WHAT YOU NEED TO DO | Could you repeat, exactly as they stand, the lines between the one with "Emit a web page" and the one with "const yLabels = ['10', '20', '30', '40', '50', '60'];", inclusive, minus the pictures?

RECORDED DATA |
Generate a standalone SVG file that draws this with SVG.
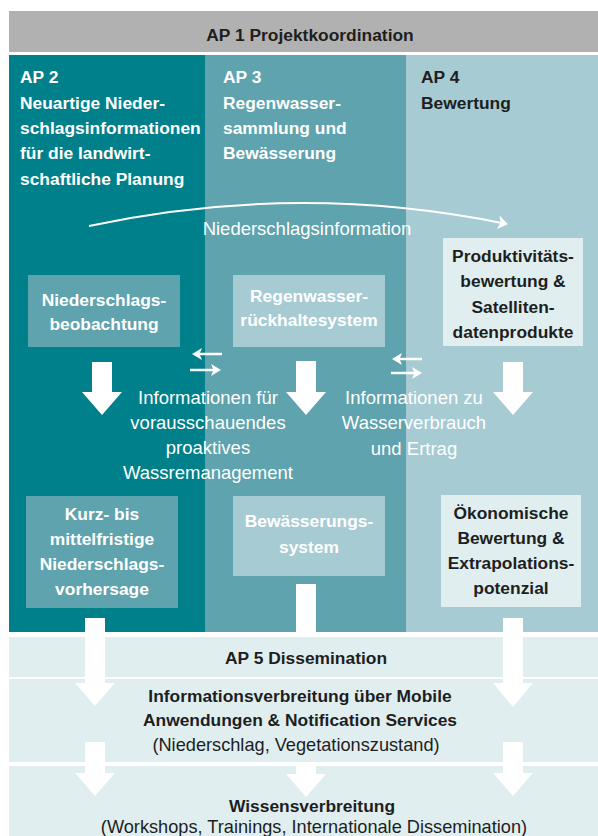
<svg xmlns="http://www.w3.org/2000/svg" width="598" height="836" viewBox="0 0 598 836">
<defs>
<style>
text{font-family:"Liberation Sans",Arial,sans-serif}
.b{font-weight:bold;font-size:17.4px}
.r{font-size:18.2px}
.l{font-size:18.5px}
.w{fill:#ffffff}
.d{fill:#1e1e1e}
.c{text-anchor:middle}
.arr{fill:#ffffff}
.ln{stroke:#ffffff;stroke-width:2.5;fill:none}
.c1{fill:#00808a}
.c2{fill:#5ea3ad}
.c3{fill:#a7cbd3}
.c4{fill:#e0eef0}
</style>
<marker id="ah" viewBox="0 0 10 12" refX="6" refY="6" markerWidth="10" markerHeight="12" markerUnits="userSpaceOnUse" orient="auto"><path d="M0,0 L10,6 L0,12 L2.5,6 z" fill="#ffffff"/></marker>
<marker id="ah2" viewBox="0 0 10 14" refX="6" refY="7" markerWidth="10" markerHeight="14" markerUnits="userSpaceOnUse" orient="auto"><path d="M0,0 L10,7 L0,14 L2.5,7 z" fill="#ffffff"/></marker>
</defs>
<rect x="0" y="0" width="598" height="836" fill="#ffffff"/>

<g id="ap1">
<rect x="9" y="11" width="589" height="41" fill="#b1b1b1"/>
<text class="b d c" x="310" y="41">AP 1 Projektkoordination</text>
</g>

<g id="ap2">
<rect class="c1" x="9" y="55" width="196" height="577"/>
<text class="b w" x="20" y="83">AP 2</text>
<text class="b w" x="20" y="109">Neuartige Nieder-</text>
<text class="b w" x="20" y="134">schlagsinformationen</text>
<text class="b w" x="20" y="159">für die landwirt-</text>
<text class="b w" x="20" y="185">schaftliche Planung</text>
</g>

<g id="ap3">
<rect class="c2" x="205" y="55" width="201" height="577"/>
<text class="b w" x="223" y="83">AP 3</text>
<text class="b w" x="223" y="109">Regenwasser-</text>
<text class="b w" x="223" y="134">sammlung und</text>
<text class="b w" x="223" y="159">Bewässerung</text>
</g>

<g id="ap4">
<rect class="c3" x="406" y="55" width="192" height="577"/>
<text class="b d" x="421" y="83">AP 4</text>
<text class="b d" x="421" y="109">Bewertung</text>
</g>

<g id="ap5">
<rect class="c4" x="9" y="637" width="589" height="40"/>
<text class="b d c" x="306" y="664">AP 5 Dissemination</text>
</g>

<g id="informationsverbreitung">
<rect class="c4" x="9" y="679" width="589" height="83"/>
<text class="b d c" x="300" y="702">Informationsverbreitung über Mobile</text>
<text class="b d c" x="300" y="726">Anwendungen &amp; Notification Services</text>
<text class="r d c" x="296" y="751">(Niederschlag, Vegetationszustand)</text>
</g>

<g id="wissensverbreitung">
<rect class="c4" x="9" y="766" width="589" height="70"/>
<text class="b d c" x="312" y="812">Wissensverbreitung</text>
<text class="r d c" x="314" y="833">(Workshops, Trainings, Internationale Dissemination)</text>
</g>

<g id="niederschlagsbeobachtung">
<rect class="c2" x="28" y="275" width="152" height="72"/>
<text class="b w c" x="104" y="306">Niederschlags-</text>
<text class="b w c" x="104" y="330">beobachtung</text>
</g>

<g id="regenwasserrueckhaltesystem">
<rect class="c3" x="233" y="275" width="152" height="72"/>
<text class="b w c" x="309" y="302">Regenwasser-</text>
<text class="b w c" x="309" y="326">rückhaltesystem</text>
</g>

<g id="produktivitaetsbewertung">
<rect class="c4" x="443" y="238" width="140" height="108"/>
<text class="b d c" x="513" y="262">Produktivitäts-</text>
<text class="b d c" x="513" y="287">bewertung &amp;</text>
<text class="b d c" x="513" y="313">Satelliten-</text>
<text class="b d c" x="513" y="338">datenprodukte</text>
</g>

<g id="vorhersage">
<rect class="c2" x="26" y="496" width="152" height="112"/>
<text class="b w c" x="102" y="520">Kurz- bis</text>
<text class="b w c" x="102" y="545">mittelfristige</text>
<text class="b w c" x="102" y="570">Niederschlags-</text>
<text class="b w c" x="102" y="595">vorhersage</text>
</g>

<g id="bewaesserungssystem">
<rect class="c3" x="233" y="496" width="152" height="80"/>
<text class="b w c" x="309" y="527">Bewässerungs-</text>
<text class="b w c" x="309" y="553">system</text>
</g>

<g id="oekonomische-bewertung">
<rect class="c4" x="441" y="495" width="140" height="112"/>
<text class="b d c" x="511" y="519">Ökonomische</text>
<text class="b d c" x="511" y="544">Bewertung &amp;</text>
<text class="b d c" x="511" y="569">Extrapolations-</text>
<text class="b d c" x="511" y="594">potenzial</text>
</g>

<g id="connectors">
<path class="ln" style="stroke-width:2" d="M89,226 Q298,181.5 504,223.5" marker-end="url(#ah2)"/>
<text class="l w c" x="307" y="235">Niederschlagsinformation</text>

<line class="ln" x1="222" y1="354" x2="196" y2="354" marker-end="url(#ah)"/>
<line class="ln" x1="190" y1="370" x2="217" y2="370" marker-end="url(#ah)"/>
<line class="ln" x1="422" y1="359" x2="396" y2="359" marker-end="url(#ah)"/>
<line class="ln" x1="391" y1="373" x2="418" y2="373" marker-end="url(#ah)"/>

<polygon class="arr" points="92,362 112,362 112,392 122,392 102,415 82,392 92,392"/>
<polygon class="arr" points="296,361 316,361 316,392 326,392 306,415 286,392 296,392"/>
<polygon class="arr" points="503,362 523,362 523,392 533,392 513,415 493,392 503,392"/>

<text class="l w c" x="208" y="404">Informationen für</text>
<text class="l w c" x="208" y="429">vorausschauendes</text>
<text class="l w c" x="208" y="454">proaktives</text>
<text class="l w c" x="208" y="479">Wassremanagement</text>

<text class="l w c" x="414" y="404">Informationen zu</text>
<text class="l w c" x="414" y="429">Wasserverbrauch</text>
<text class="l w c" x="414" y="455">und Ertrag</text>

<polygon class="arr" points="85,618 105,618 105,683 115,683 95,706 75,683 85,683"/>
<polygon class="arr" points="85,742 105,742 105,773 115,773 95,796 75,773 85,773"/>
<polygon class="arr" points="503,618 523,618 523,683 533,683 513,707 493,683 503,683"/>
<polygon class="arr" points="503,742 523,742 523,773 533,773 513,796 493,773 503,773"/>
<rect class="arr" x="296" y="584" width="20" height="53"/>
<polygon class="arr" points="296,762 316,762 316,774 326,774 306,797 286,774 296,774"/>
</g>
</svg>
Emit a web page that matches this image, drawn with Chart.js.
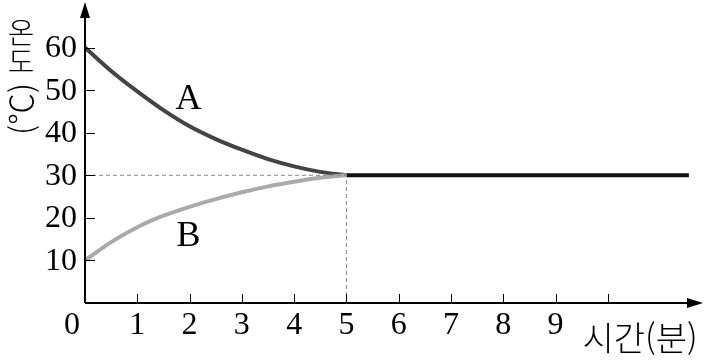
<!DOCTYPE html>
<html lang="ko">
<head>
<meta charset="utf-8">
<title>온도 변화</title>
<script src="https://cdn.jsdelivr.net/npm/chart.js@4/dist/chart.umd.min.js"></script>
<style>
  html, body { margin: 0; padding: 0; background: #fff; }
  canvas { display: block; }
</style>
</head>
<body>
<canvas id="tempChart" width="707" height="360"></canvas>
<script>
// 시간(분)
const timeA = [0, 0.5, 1, 1.5, 2, 2.5, 3, 3.5, 4, 4.5, 5];
const tempA = [60, 54.5, 49.7, 45.3, 41.5, 38.5, 36, 33.8, 32.1, 30.8, 30];
const timeB = [0, 0.5, 1, 1.5, 2, 2.5, 3, 3.5, 4, 4.5, 5];
const tempB = [10, 14.3, 17.8, 20.5, 22.6, 24.4, 26, 27.4, 28.5, 29.4, 30];
// 열평형 이후
const timeFlat = [5, 11.55];
const tempFlat = [30, 30];
// 눈금
const xTicks = [1, 2, 3, 4, 5, 6, 7, 8, 9, 10];
const xLabels = ['1', '2', '3', '4', '5', '6', '7', '8', '9'];
const yTicks = [10, 20, 30, 40, 50, 60];
const yLabels = ['10', '20', '30', '40', '50', '60'];

document.addEventListener('DOMContentLoaded', function() {
    const toPoints = (xs, ys) => xs.map((x, i) => ({ x: x, y: ys[i] }));
    const numFont = '32px "Liberation Serif", "DejaVu Serif", serif';

    // 축, 화살표, 눈금, 글자
    const axesPlugin = {
        id: 'axesPlugin',
        afterDatasetsDraw(chart) {
            const ctx = chart.ctx;
            const xs = chart.scales.x;
            const ys = chart.scales.y;
            const x0 = xs.getPixelForValue(0);
            const y0 = ys.getPixelForValue(0);
            const top = chart.chartArea.top;
            const right = chart.chartArea.right;
            ctx.save();
            ctx.strokeStyle = '#000';
            ctx.fillStyle = '#000';
            ctx.lineWidth = 2;
            ctx.beginPath();
            ctx.moveTo(x0, y0);
            ctx.lineTo(x0, top + 10);
            ctx.moveTo(x0, y0);
            ctx.lineTo(right - 10, y0);
            ctx.stroke();
            // 화살표
            ctx.beginPath();
            ctx.moveTo(x0, top - 3);
            ctx.lineTo(x0 - 5, top + 13);
            ctx.lineTo(x0 + 5, top + 13);
            ctx.closePath();
            ctx.fill();
            ctx.beginPath();
            ctx.moveTo(right, y0);
            ctx.lineTo(right - 16, y0 - 5);
            ctx.lineTo(right - 16, y0 + 5);
            ctx.closePath();
            ctx.fill();

            ctx.lineWidth = 1;
            ctx.beginPath();
            xTicks.forEach(v => {
                const px = Math.round(xs.getPixelForValue(v)) + 0.5;
                ctx.moveTo(px, y0);
                ctx.lineTo(px, y0 - 9);
            });
            yTicks.forEach(v => {
                const py = Math.round(ys.getPixelForValue(v)) + 0.5;
                ctx.moveTo(x0, py);
                ctx.lineTo(x0 + 10, py);
            });
            ctx.stroke();

            ctx.font = numFont;
            ctx.textBaseline = 'middle';
            ctx.textAlign = 'center';
            xLabels.forEach((t, i) => {
                ctx.fillText(t, xs.getPixelForValue(xTicks[i]), y0 + 23);
            });
            ctx.fillText('0', x0 - 13, y0 + 23);
            ctx.textAlign = 'right';
            yLabels.forEach((t, i) => {
                ctx.fillText(t, x0 - 8, ys.getPixelForValue(yTicks[i]) + 1);
            });

            // A, B
            ctx.font = '36px "Liberation Serif", "DejaVu Serif", serif';
            ctx.textAlign = 'center';
            ctx.fillText('A', xs.getPixelForValue(1.98), ys.getPixelForValue(47.8));
            ctx.fillText('B', xs.getPixelForValue(1.98), ys.getPixelForValue(15.7));

            // 축 제목
            ctx.font = '300 34px "Noto Sans CJK KR", sans-serif';
            ctx.fillText('시간(분)', 640, y0 + 35);
            ctx.font = '300 29px "Noto Sans CJK KR", sans-serif';
            ctx.fillText('온', 21, 33);
            ctx.fillText('도', 21, 62);
            ctx.font = '300 32px "Noto Sans CJK KR", sans-serif';
            ctx.translate(21, 109);
            ctx.rotate(-Math.PI / 2);
            ctx.fillText('(℃)', 0, 0);
            ctx.restore();
        }
    };

    const ctx = document.getElementById('tempChart').getContext('2d');
    const tempChart = new Chart(ctx, {
        type: 'line',
        data: {
            datasets: [
                {
                    label: 'guideH',
                    data: toPoints([0, 5], [30, 30]),
                    borderColor: '#888',
                    borderWidth: 1,
                    borderDash: [4, 3],
                    pointRadius: 0
                },
                {
                    label: 'guideV',
                    data: toPoints([5, 5], [0, 30]),
                    borderColor: '#888',
                    borderWidth: 1,
                    borderDash: [4, 3],
                    pointRadius: 0
                },
                {
                    label: 'B',
                    data: toPoints(timeB, tempB),
                    borderColor: '#aaaaaa',
                    borderWidth: 4,
                    cubicInterpolationMode: 'monotone',
                    pointRadius: 0
                },
                {
                    label: 'A',
                    data: toPoints(timeA, tempA),
                    borderColor: '#444444',
                    borderWidth: 4,
                    cubicInterpolationMode: 'monotone',
                    pointRadius: 0
                },
                {
                    label: 'flat',
                    data: toPoints(timeFlat, tempFlat),
                    borderColor: '#111111',
                    borderWidth: 4,
                    pointRadius: 0
                }
            ]
        },
        options: {
            responsive: false,
            animation: false,
            devicePixelRatio: 1,
            layout: { padding: { left: 85, right: 4, top: 5, bottom: 57 } },
            plugins: {
                legend: { display: false },
                tooltip: { enabled: false }
            },
            scales: {
                x: { type: 'linear', min: 0, max: 11.82, display: false },
                y: { type: 'linear', min: 0, max: 70, display: false }
            }
        },
        plugins: [axesPlugin]
    });
});
</script>
</body>
</html>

TASK OUTPUT |
Emit a web page that matches this image, drawn with Chart.js.
<!DOCTYPE html>
<html lang="ko">
<head>
<meta charset="utf-8">
<title>온도 변화</title>
<script src="https://cdn.jsdelivr.net/npm/chart.js@4/dist/chart.umd.min.js"></script>
<style>
  html, body { margin: 0; padding: 0; background: #fff; }
  canvas { display: block; }
</style>
</head>
<body>
<canvas id="tempChart" width="707" height="360"></canvas>
<script>
// 시간(분)
const timeA = [0, 0.5, 1, 1.5, 2, 2.5, 3, 3.5, 4, 4.5, 5];
const tempA = [60, 54.5, 49.7, 45.3, 41.5, 38.5, 36, 33.8, 32.1, 30.8, 30];
const timeB = [0, 0.5, 1, 1.5, 2, 2.5, 3, 3.5, 4, 4.5, 5];
const tempB = [10, 14.3, 17.8, 20.5, 22.6, 24.4, 26, 27.4, 28.5, 29.4, 30];
// 열평형 이후
const timeFlat = [5, 11.55];
const tempFlat = [30, 30];
// 눈금
const xTicks = [1, 2, 3, 4, 5, 6, 7, 8, 9, 10];
const xLabels = ['1', '2', '3', '4', '5', '6', '7', '8', '9'];
const yTicks = [10, 20, 30, 40, 50, 60];
const yLabels = ['10', '20', '30', '40', '50', '60'];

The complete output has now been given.